By Marina Wang (c2018). Photograph by David Naylor.

I sometimes still see her hand.

She had beautifully manicured nails of deep red. A polished gold ring embraced her ring finger. They were wrinkled with age but well-kept and important. And in my memory they were limp, jerking rhythmically with each chest compression.

I felt her hands brush against me, cold and limp at the edge of her bed. I turned to see them again, pale against the blue of the hospital bed-sheet. And I looked away, back to my own two hands, and I saw that they were flat against her bare breast. A thread from where they cut open her gown open had caught itself in my fingers.

They were trying to intubate her as I pushed against her already broken ribs. I watched out of the corner of my eye—morbid curiosity perhaps. With eyes half closed, her head rolled side to side on her plastic pillow as my shoulders rose up and down. Soon there was a plastic tube swinging back and forth as well.

My muscles grew tired and my mind grew numb. At the next pulse check I switch out and I watch her beautiful nails sway from the back of the line. The line moves like a circle and my soreness grows.
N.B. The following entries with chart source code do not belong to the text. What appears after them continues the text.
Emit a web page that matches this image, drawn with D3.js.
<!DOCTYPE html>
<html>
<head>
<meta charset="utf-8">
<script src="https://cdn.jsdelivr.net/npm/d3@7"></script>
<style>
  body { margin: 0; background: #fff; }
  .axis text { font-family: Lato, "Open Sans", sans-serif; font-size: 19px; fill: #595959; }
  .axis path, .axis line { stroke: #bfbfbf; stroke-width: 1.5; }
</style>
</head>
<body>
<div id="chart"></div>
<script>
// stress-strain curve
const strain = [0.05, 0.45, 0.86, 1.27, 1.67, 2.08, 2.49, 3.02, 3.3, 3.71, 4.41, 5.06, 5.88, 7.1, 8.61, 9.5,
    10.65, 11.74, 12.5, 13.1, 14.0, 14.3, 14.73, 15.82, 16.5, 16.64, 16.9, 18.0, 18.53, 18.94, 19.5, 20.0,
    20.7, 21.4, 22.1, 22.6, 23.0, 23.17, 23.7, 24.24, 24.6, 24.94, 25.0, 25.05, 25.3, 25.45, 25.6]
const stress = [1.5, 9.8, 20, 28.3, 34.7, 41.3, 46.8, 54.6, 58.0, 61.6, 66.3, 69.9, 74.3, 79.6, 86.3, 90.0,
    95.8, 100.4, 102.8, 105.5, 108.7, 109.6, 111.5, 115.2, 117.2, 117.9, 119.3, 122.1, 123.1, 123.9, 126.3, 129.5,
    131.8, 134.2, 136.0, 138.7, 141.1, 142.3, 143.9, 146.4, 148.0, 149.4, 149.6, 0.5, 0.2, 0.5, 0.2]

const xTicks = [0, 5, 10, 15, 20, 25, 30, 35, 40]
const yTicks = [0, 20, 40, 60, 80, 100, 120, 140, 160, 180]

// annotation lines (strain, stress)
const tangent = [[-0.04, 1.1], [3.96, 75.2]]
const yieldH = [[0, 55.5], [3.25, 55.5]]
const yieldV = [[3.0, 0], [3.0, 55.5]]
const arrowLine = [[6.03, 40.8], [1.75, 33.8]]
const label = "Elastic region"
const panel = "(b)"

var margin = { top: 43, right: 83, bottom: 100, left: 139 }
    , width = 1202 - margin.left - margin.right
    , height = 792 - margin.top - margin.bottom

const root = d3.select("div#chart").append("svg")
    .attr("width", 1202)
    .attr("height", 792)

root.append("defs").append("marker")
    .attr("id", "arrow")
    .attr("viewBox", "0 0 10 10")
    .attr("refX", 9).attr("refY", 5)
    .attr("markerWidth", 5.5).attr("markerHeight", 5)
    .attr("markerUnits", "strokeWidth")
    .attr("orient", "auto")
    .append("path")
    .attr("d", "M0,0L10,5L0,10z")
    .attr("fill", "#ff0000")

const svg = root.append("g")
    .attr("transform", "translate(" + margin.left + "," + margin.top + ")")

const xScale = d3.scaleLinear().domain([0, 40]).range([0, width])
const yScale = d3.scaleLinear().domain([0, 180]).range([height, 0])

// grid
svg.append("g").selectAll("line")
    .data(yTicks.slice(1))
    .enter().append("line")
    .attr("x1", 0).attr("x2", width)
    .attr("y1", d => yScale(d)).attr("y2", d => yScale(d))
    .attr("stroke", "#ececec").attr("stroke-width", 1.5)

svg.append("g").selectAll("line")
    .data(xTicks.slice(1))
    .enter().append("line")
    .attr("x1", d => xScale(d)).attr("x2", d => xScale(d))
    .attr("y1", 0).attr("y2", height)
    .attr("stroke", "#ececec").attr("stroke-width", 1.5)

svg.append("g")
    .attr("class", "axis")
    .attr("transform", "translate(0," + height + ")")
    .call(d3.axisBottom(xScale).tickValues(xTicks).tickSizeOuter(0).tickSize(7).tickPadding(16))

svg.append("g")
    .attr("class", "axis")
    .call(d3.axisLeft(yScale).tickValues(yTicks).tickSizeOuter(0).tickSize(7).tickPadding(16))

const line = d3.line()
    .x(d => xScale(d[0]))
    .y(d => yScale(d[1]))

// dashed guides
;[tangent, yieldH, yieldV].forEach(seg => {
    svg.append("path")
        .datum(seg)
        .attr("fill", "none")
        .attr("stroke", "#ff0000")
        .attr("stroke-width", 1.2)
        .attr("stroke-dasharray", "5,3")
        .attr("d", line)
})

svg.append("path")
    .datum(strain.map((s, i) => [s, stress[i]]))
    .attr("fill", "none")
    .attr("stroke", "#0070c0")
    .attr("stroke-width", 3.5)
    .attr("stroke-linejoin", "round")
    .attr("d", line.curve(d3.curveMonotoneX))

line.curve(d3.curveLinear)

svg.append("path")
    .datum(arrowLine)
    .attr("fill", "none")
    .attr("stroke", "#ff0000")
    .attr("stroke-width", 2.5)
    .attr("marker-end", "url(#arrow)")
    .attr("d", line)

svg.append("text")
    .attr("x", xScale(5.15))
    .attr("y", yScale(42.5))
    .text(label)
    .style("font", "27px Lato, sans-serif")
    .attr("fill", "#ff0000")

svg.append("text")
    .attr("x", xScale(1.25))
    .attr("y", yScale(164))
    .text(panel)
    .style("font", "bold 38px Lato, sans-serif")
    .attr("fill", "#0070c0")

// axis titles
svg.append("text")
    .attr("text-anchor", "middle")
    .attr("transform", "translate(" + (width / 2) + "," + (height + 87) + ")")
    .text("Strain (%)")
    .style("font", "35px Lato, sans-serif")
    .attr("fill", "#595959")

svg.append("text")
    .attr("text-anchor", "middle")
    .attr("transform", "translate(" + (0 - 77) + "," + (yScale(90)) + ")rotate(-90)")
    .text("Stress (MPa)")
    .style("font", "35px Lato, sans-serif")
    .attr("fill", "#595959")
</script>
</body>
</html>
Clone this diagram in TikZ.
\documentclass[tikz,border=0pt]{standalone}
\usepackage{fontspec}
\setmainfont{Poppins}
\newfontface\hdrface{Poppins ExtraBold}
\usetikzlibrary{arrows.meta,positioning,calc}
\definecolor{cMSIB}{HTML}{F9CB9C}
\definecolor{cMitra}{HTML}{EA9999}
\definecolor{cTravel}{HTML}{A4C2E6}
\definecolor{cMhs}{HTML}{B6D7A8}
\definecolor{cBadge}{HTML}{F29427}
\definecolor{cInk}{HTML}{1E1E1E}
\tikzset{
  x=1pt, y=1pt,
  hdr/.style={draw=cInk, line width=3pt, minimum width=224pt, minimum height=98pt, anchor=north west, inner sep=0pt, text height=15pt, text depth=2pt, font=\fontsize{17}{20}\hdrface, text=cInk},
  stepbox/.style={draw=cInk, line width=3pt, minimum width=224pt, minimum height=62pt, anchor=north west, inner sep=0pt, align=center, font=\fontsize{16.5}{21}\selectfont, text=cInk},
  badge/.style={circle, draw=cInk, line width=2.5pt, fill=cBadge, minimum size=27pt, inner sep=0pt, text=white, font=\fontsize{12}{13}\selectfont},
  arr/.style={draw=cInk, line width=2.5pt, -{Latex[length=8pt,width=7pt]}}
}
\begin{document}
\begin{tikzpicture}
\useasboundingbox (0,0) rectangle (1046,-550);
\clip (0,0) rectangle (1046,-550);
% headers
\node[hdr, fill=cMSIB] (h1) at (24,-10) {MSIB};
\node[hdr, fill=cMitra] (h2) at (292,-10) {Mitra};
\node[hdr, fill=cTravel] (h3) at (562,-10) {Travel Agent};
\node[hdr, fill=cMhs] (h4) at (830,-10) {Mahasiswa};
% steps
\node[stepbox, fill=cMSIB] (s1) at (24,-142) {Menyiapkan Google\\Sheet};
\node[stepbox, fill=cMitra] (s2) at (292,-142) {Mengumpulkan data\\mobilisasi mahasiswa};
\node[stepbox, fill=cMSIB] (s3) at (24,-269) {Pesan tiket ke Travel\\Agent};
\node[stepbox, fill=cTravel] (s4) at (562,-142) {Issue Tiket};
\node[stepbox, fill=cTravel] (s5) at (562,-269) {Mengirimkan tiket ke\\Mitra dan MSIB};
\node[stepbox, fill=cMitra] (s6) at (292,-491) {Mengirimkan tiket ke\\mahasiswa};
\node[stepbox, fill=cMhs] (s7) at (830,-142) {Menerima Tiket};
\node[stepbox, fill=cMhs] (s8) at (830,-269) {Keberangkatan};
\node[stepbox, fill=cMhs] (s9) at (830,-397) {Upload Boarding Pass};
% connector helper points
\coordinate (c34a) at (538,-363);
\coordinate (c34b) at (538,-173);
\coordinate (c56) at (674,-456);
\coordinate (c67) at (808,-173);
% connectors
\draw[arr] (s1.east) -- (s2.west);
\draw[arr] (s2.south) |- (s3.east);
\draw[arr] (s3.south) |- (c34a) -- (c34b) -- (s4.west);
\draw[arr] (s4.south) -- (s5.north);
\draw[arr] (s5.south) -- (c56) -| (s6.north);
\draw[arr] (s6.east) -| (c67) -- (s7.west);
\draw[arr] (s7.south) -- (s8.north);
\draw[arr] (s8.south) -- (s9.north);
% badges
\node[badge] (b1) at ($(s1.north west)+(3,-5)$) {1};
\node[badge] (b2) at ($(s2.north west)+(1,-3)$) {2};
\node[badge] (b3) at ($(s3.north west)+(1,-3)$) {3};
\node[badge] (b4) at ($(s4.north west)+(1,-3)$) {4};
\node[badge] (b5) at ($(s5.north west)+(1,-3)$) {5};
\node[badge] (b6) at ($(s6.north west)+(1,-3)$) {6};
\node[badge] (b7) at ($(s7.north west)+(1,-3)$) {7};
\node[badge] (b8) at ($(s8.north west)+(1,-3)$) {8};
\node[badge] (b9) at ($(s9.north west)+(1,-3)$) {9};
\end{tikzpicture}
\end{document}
Soon I am aware only of the soreness in my body and of the mechanical caress of her soft limping hand.

I was next in line again when suddenly her hand stopped moving—fingers relaxed at long last. And I understood, it was coming to an end. They removed the tube from her mouth and covered up her broken body. And with her bright red nails laid across her blanket I realized how peaceful she looked at last.